The legendary battle is enacted over several evenings in the Ramalila — a spectacular combination of music, dance and theatre.

In the southern State of Karnataka, Dussehra is celebrated with pomp and splendour and people from far and near flock to see the pageantry in which the members of the royal family participate.

Mysore gets transformed into a magical world of light and colour and on the last day of the festival, decorated elephants, horses, regal coaches and folk dancers in bright costumes, troops in uniform and tableaux depicting the cultural diversity of our country pass through the streets in a majestic procession.

Devi Bhagawatham forms the basis of the celebration in Tamil Nadu, Women and family elders usually wake up early in the morning, after bath, prepare prasadam and perform aarthi. It is an occasion when prasadam is fed to the poor.

The practice of Kolu was perhaps started to involve children in the ceremonies.

They would bring out their best toys and dolls and dress them up to represent characters from the Ramayana.

The dolls would be arranged on a wooden stand comprising several tiers.

In South India, Navarathri is a festival dedicated to three devis and is observed in three phases.

The first three days are dedicated to Durga, the ultimate embodiment of divine power.

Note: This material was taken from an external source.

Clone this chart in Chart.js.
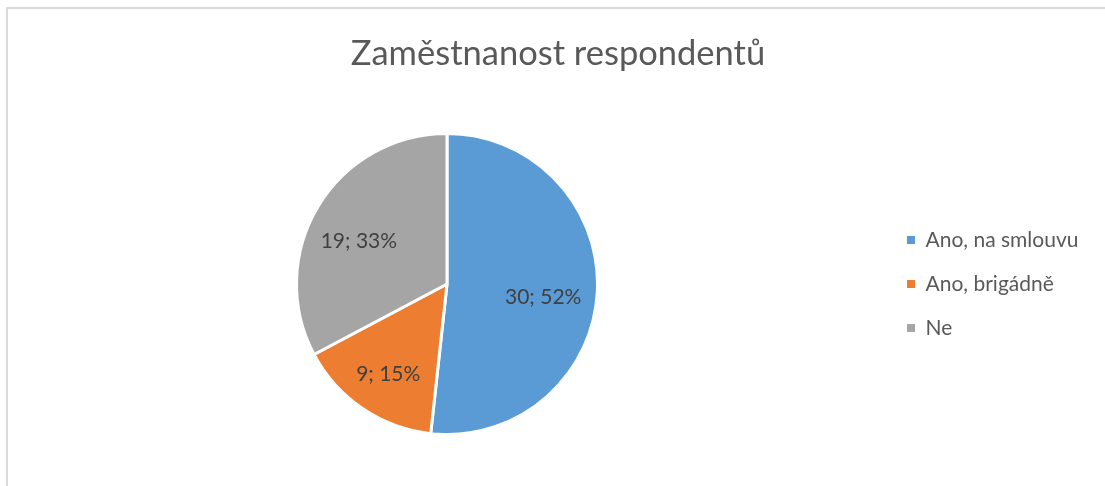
<!DOCTYPE html>
<html>
<head>
<meta charset="utf-8">
<script src="https://cdn.jsdelivr.net/npm/chart.js@4"></script>
<style>
  html, body { margin: 0; padding: 0; background: #fff; overflow: hidden; }
  #wrap { position: relative; width: 1105px; height: 486px; overflow: hidden; }
  #frame { position: absolute; left: 6px; top: 7px; right: 0; bottom: 0;
           border-top: 2px solid #dadada; border-left: 2px solid #dadada; }
  canvas { position: absolute; left: 0; top: 0; }
</style>
</head>
<body>
<div id="wrap">
  <div id="frame"></div>
  <canvas id="myChart" width="1105" height="486"></canvas>
</div>
<script>
var titleText = 'Zaměstnanost respondentů'
var labels = ['Ano, na smlouvu', 'Ano, brigádně', 'Ne']
var values = [30, 9, 19]
var percentLabels = ['52%', '15%', '33%']
var colors = ['#5B9BD5', '#ED7D31', '#A5A5A5']

var fontName = 'Lato'
var legendSize = 21
var legendPad = 23
var legendBox = 8

// measure the longest legend text so the legend sits where it should
var mctx = document.createElement('canvas').getContext('2d')
mctx.font = legendSize + 'px ' + fontName
var tw = 0
labels.forEach(function (l) { tw = Math.max(tw, mctx.measureText(l).width) })
var legendLeft = 907 - legendPad
var legendWidth = legendPad + legendBox + legendSize / 2 + tw + 10
var padRight = 1105 - legendLeft - legendWidth
var pieCenterX = 447
var padLeft = 2 * pieCenterX - legendLeft
var titleCenterX = 558

var dataLabels = {
  id: 'dataLabels',
  afterLayout: function (chart) {
    // move the title block so it is centred on the whole picture, as in the original
    var t = chart.titleBlock
    var dx = titleCenterX - (t.left + t.right) / 2
    t.left += dx
    t.right += dx
  },
  afterDatasetsDraw: function (chart) {
    var ctx = chart.ctx
    var meta = chart.getDatasetMeta(0)
    ctx.save()
    ctx.font = '21px ' + fontName
    ctx.fillStyle = '#404040'
    ctx.textAlign = 'center'
    ctx.textBaseline = 'middle'
    meta.data.forEach(function (arc, i) {
      var p = arc.getProps(['x', 'y', 'startAngle', 'endAngle', 'outerRadius'])
      var a = (p.startAngle + p.endAngle) / 2
      var r = p.outerRadius * 0.66
      ctx.fillText(values[i] + '; ' + percentLabels[i], p.x + Math.cos(a) * r - 3, p.y + Math.sin(a) * r + 8)
    })
    ctx.restore()
  }
}

var ctx1 = document.getElementById('myChart').getContext('2d')
var chart = new Chart(ctx1, {
  type: 'pie',
  data: {
    labels: labels,
    datasets: [{
      data: values,
      backgroundColor: colors,
      borderColor: '#ffffff',
      borderWidth: 3
    }]
  },
  options: {
    responsive: false,
    animation: false,
    layout: {
      padding: { top: 0, bottom: 50, left: padLeft, right: padRight }
    },
    plugins: {
      title: {
        display: true,
        text: titleText,
        color: '#595959',
        font: { family: fontName, size: 34.5, weight: 'normal' },
        padding: { top: 33, bottom: 57.6 }
      },
      legend: {
        position: 'right',
        fullSize: false,
        labels: {
          color: '#595959',
          font: { family: fontName, size: legendSize },
          boxWidth: legendBox,
          boxHeight: legendBox,
          padding: legendPad,
          generateLabels: function (c) {
            var items = Chart.overrides.pie.plugins.legend.labels.generateLabels(c)
            items.forEach(function (it) { it.lineWidth = 0; it.strokeStyle = 'rgba(0,0,0,0)' })
            return items
          }
        }
      },
      tooltip: { enabled: false }
    }
  },
  plugins: [dataLabels]
})
</script>
</body>
</html>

The next three days are dedicated to Lakshmi — the Goddess of Health, Wealth and Prosperity and the last three days to Saraswathi, Goddess of Learning. Vijaya Dasami is considered auspicious for initiating children into learning — academics or arts. Puja is also done to ayudham or equipment used daily and on special occasions.

Days before Navarathri, the shops are flooded with kolu dolls. Kolu is not restricted only to the display of the idols of the gods and goddesses.

Today, innovation is the watchword. Friends and relatives, usually women and children, are invited to see the display of dolls. They are given coconut, turmeric, kumkum, flowers and prasadam in keeping with the tradition.

Though kolu is still observed in many homes in Chennai, with the break-up of the joint family there are not many kith and kin to participate in the celebration.

The burden of the school bag and the inroads made by cable TV into the leisure time children have at their disposal, are beginning to make kolu less of an attraction.

But by and large, Navarathri continues to be a festival for women and children, particularly in South India.